This version uses the array operations with which you are familiar. A pointer version of the same appears as follows:

// displayArray - display the members of an
// array of length nSize
void displayArray(int intArray[], int nSize)
{
cout << "The value of the array is:\n";

// initialize the pointer pArray with the
// the address of the array intArray
int* pArray = intArray;
for(int n = 0; n < nSize; n++, pArray++)
{
cout << n << ": " << *pArray << "\n";
}
cout << endl;
}

The new displayArray() begins by creating a pointer to an integer pArray that points at the first element of intArray.

image The name intArray by itself is of type int* and refers to the address of the array.

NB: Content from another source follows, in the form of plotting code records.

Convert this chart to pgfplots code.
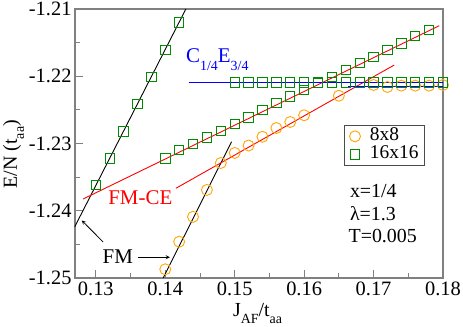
\documentclass[border=0pt]{standalone}
\usepackage{fontspec}
\setmainfont{Liberation Serif}
\usepackage{pgfplots}
\pgfplotsset{compat=1.18}
\definecolor{dkgreen}{rgb}{0,0.55,0}
\definecolor{myorange}{rgb}{1,0.65,0}
\newcommand{\sub}[1]{\raisebox{-0.35em}{\fontsize{14}{14}\selectfont #1}}

\pgfplotstableread{
x y
0.140 -1.2487
0.142 -1.2446
0.144 -1.2409
0.146 -1.2369
0.148 -1.2329
0.150 -1.2314
0.152 -1.2303
0.154 -1.2290
0.156 -1.2277
0.158 -1.2268
0.160 -1.2258
0.165 -1.2229
0.170 -1.2213
0.172 -1.2216
0.174 -1.2214
0.176 -1.2214
0.178 -1.2214
0.180 -1.2213
}\eight

\pgfplotstableread{
x y
0.130 -1.2362
0.132 -1.2322
0.134 -1.2282
0.136 -1.2241
0.138 -1.2201
0.140 -1.2161
0.142 -1.2120
0.140 -1.2322
0.142 -1.2310
0.144 -1.2301
0.146 -1.2291
0.148 -1.2281
0.150 -1.2271
0.152 -1.2261
0.154 -1.2250
0.156 -1.2240
0.158 -1.2230
0.160 -1.2220
0.162 -1.2210
0.164 -1.2201
0.166 -1.2191
0.168 -1.2180
0.170 -1.2171
0.172 -1.2161
0.174 -1.2151
0.176 -1.2140
0.178 -1.2131
0.150 -1.2209
0.152 -1.2209
0.154 -1.2209
0.156 -1.2209
0.158 -1.2209
0.160 -1.2209
0.162 -1.2209
0.164 -1.2209
0.166 -1.2209
0.168 -1.2209
0.170 -1.2209
0.172 -1.2209
0.174 -1.2209
0.176 -1.2209
0.178 -1.2209
0.180 -1.2209
}\sixteen

\begin{document}
\begin{tikzpicture}
\begin{axis}[
  scale only axis,
  width=368bp, height=269bp,
  xmin=0.127, xmax=0.18,
  ymin=-1.25, ymax=-1.21,
  xtick={0.13,0.14,0.15,0.16,0.17,0.18},
  ytick={-1.25,-1.24,-1.23,-1.22,-1.21},
  minor tick num=1,
  xtick pos=bottom, ytick pos=left,
  tick align=inside,
  major tick length=8bp, minor tick length=5bp,
  axis line style={draw=gray, line width=1.2pt},
  every tick/.style={draw=gray, line width=0.8pt},
  /pgf/number format/assume math mode=true,
  xticklabel style={/pgf/number format/.cd, fixed, fixed zerofill, precision=2},
  yticklabel style={/pgf/number format/.cd, fixed, fixed zerofill, precision=2},
  tick label style={font=\fontsize{20.5}{20.5}\selectfont},
  label style={font=\fontsize{20}{20}\selectfont},
  xlabel={J\sub{AF}/t\sub{aa}},
  ylabel={E/N (t\sub{aa})},
  xlabel style={at={(axis description cs:0.496,-0.144)}, anchor=base},
  ylabel style={at={(axis description cs:-0.158,0.46)}, anchor=base},
  clip=false,
  legend cell align=left,
  legend style={at={(axis description cs:0.951,0.569)}, anchor=north east,
    draw=gray!60!black, line width=0.8pt, font=\fontsize{19.5}{19.5}\selectfont,
    inner xsep=4bp, inner ysep=2bp, row sep=0pt,
    nodes={inner ysep=0pt, inner xsep=2bp, text height=13.5bp, text depth=4.5bp}},
]
\addlegendimage{legend image code/.code={
  \path[draw=none] (-7bp,0) -- (13bp,0);
  \draw[draw=myorange, line width=0.9pt] (0,0) circle (5.5bp);}}
\addlegendentry{8x8}
\addlegendimage{legend image code/.code={
  \path[draw=none] (-7bp,0) -- (13bp,0);
  \draw[draw=green!55!black, line width=0.9pt] (-4.7bp,-4.7bp) rectangle (4.7bp,4.7bp);}}
\addlegendentry{16x16}

\addplot[only marks, color=myorange, mark=o, mark size=5.5bp, line width=0.9pt, forget plot] table {\eight};
\addplot[only marks, color=dkgreen, mark=square, mark size=4.7bp, line width=0.9pt, forget plot] table {\sixteen};

\addplot[black, line width=0.9pt, forget plot] coordinates {(0.12697,-1.24237) (0.14297,-1.21)};
\addplot[black, line width=0.9pt, forget plot] coordinates {(0.1397,-1.25) (0.14955,-1.22973)};
\addplot[red, line width=0.9pt, forget plot] coordinates {(0.12817,-1.23825) (0.17947,-1.21248)};
\addplot[red, line width=0.9pt, forget plot] coordinates {(0.14153,-1.23666) (0.17298,-1.21833)};
\addplot[blue, line width=0.9pt, forget plot] coordinates {(0.14344,-1.2209) (0.180,-1.2209)};
\addplot[blue, line width=0.9pt, forget plot] coordinates {(0.16631,-1.22145) (0.180,-1.22145)};

\node[anchor=base west, text=blue, font=\fontsize{21}{21}\selectfont] at (axis cs:0.1425,-1.2180) {C\sub{1/4}E\sub{3/4}};
\node[anchor=base, text=red, font=\fontsize{21}{21}\selectfont] at (axis cs:0.13641,-1.23914) {FM-CE};
\node[anchor=base, font=\fontsize{21}{21}\selectfont] at (axis cs:0.13317,-1.24777) {FM};
\draw[-stealth, line width=0.8pt] (axis cs:0.13105,-1.24465) -- (axis cs:0.12798,-1.24144);
\draw[-stealth, line width=0.8pt] (axis cs:0.13610,-1.24692) -- (axis cs:0.14066,-1.24692);
\node[anchor=base west, font=\fontsize{20}{20}\selectfont] at (axis cs:0.1661,-1.23796) {x=1/4};
\node[anchor=base west, font=\fontsize{20}{20}\selectfont] at (axis cs:0.1661,-1.24138) {λ=1.3};
\node[anchor=base west, font=\fontsize{20}{20}\selectfont] at (axis cs:0.1659,-1.24475) {T=0.005};
\end{axis}
\pgfresetboundingbox
\path[use as bounding box] (-75bp,-49bp) rectangle (388bp,278bp);
\end{tikzpicture}
\end{document}
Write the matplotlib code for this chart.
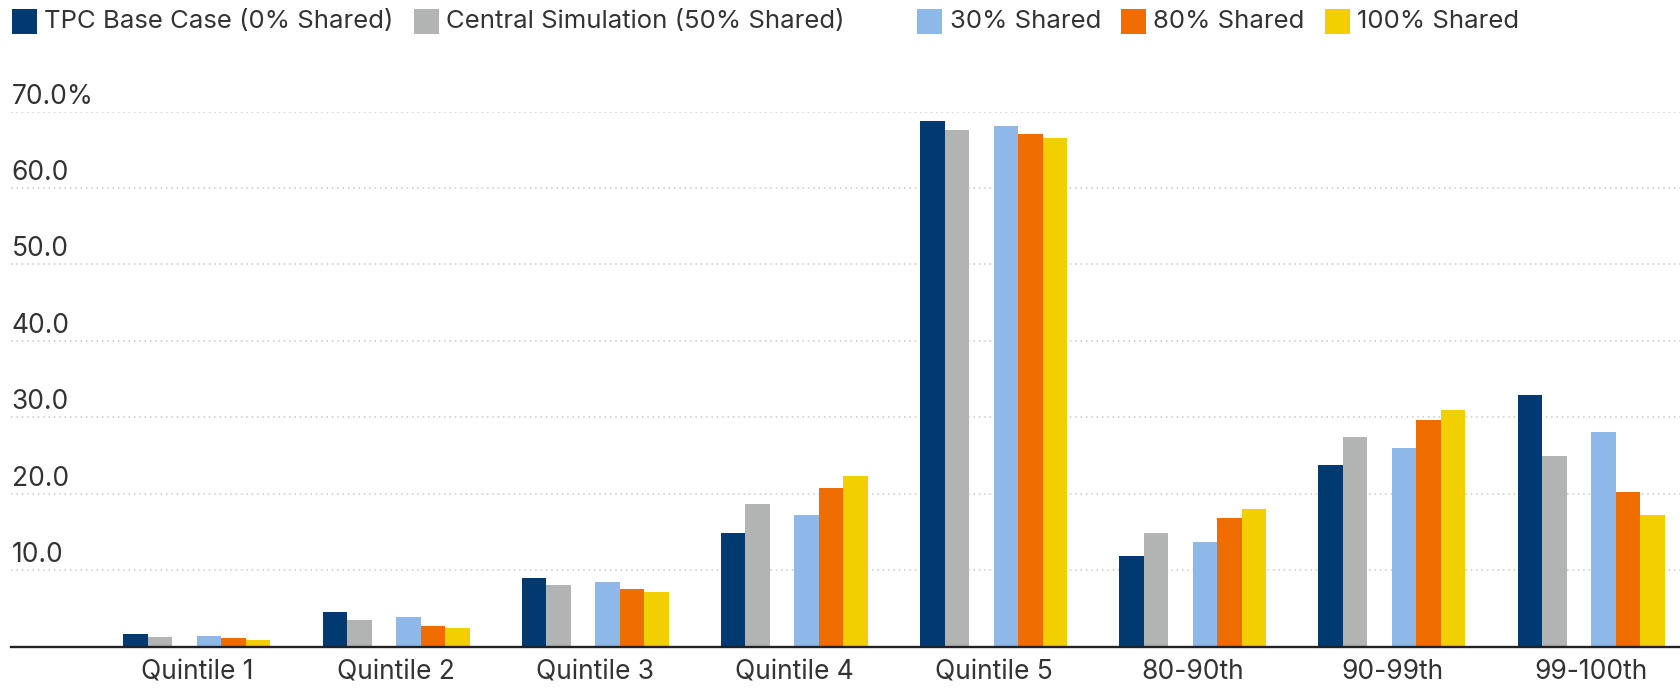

The function then loops through each element of the array. On each loop, displayArray() outputs the current integer (that is, the integer pointed at by pArray) before incrementing the pointer to the next entry in intArray. displayArray() can be tested using the following version of main():

int main(int nNumberofArgs, char* pszArgs[])
{
int array[] = {4, 3, 2, 1};
displayArray(array, 4);

// wait until user is ready before terminating program
// to allow the user to see the program results
cout << "Press Enter to continue..." << endl;
cin.ignore(10, '\n');
cin.get();
return 0;
}

The output from this program is

The value of the array is:
0: 4
1: 3
2: 2
3: 1

Press Enter to continue...

You may think this pointer conversion is silly; however, the pointer version of displayArray() is actually more common than the array version among C++ programmers in the know. For some reason, C++ programmers don’t seem to like arrays, but they love pointer manipulation.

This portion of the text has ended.